Earlier in Gothic Greyhawk, I established that Ghouls and Vampires both owe their existence to demonic cannibal curses; the curse drives the monster to consume the flesh or blood of the living. (Yes, this is even more reason to replace the energy draining vampire with the vampire of folklore that consumes blood). Demons yearn for chaos and destruction, and demonic undead seek to spread their curses far and wide, consuming all in their path. That's really the defining characteristic for demonic undead; ravenous and destructive hunger. I really like the idea that ghouls, vampires and shadows can be used as plague monsters, overwhelming areas with their contagious curses of undeath that spread geometrically if unchecked. We've seen plagues of ghouls in the pop culture zombie phenomenon (28 Days Later. World War Z, The Walking Dead); plagues of vampires are out there to be found as well (Salem's Lot, They Thirst, The Strain, 30 Days of Night). Why have I never considered a plague of shadows? This situation must be immediately rectified.
Hell is another matter. What are the motivations of the devils? In Gothic Greyhawk, Hell is a divine realm, like Heaven, and devils are fallen angels. Where the inhabitants of the Abyss seek to destroy creation, the legions of Hell seek to corrupt, control and subvert it. This gives us some insight on how to use hell-spawned undead monsters in the game.
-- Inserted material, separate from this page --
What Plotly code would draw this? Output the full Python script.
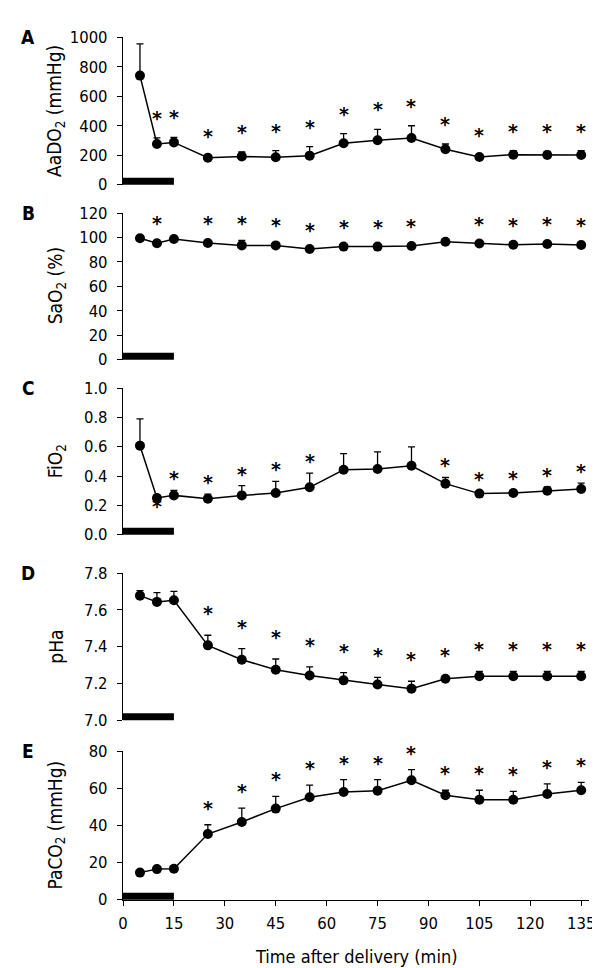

Wights, wraiths, spectres, and ghosts most commonly haunt specific locations; they serve well as guardian spirits, corrupting or subverting the original purpose of the site they ward. Wights infest the barrows and tombs of fallen heroes, mocking the cultures that sought to honor their heroic dead and turning the fallen hero's remains into vessels of evil. Wraiths and spectres are placed wherever their presence will disrupt the efforts of the divine realm and the powers of good; they prevent the exploration and reclamation of ruins, the recovery of lost holy relics, or the cleansing and consecration of fallen shrines and churches. There's something poetic about a ghost in the graveyard, or haunting the abandoned churchyard, that really captures the right aesthetic for me. Thematically, I like that all of these undead wither the life force through one method or another, whether it's energy drain or aging.
There is another category of undead that is neither demonic nor hell-spawned; humans that willingly undergo the undead transformation to carry out their evil life's work after death. The Lich and the Mummy would fall into this latter category; misguided human that undergo a horrible transformation to extend their lives unnaturally (in the case of the Mummy, I would say it's the evil priests performing the burial ceremony that carry out the ritual of mummification).
I've been spending more time than usual with various AD&D books lately; it's hard not to appreciate some of the depth in those amazing books from the 70's. I have to think this "Vampires are from demons, Specters are from devils" was intended by the Monster Manual references; does anyone know if it was ever developed further, in Dragon Magazine perhaps?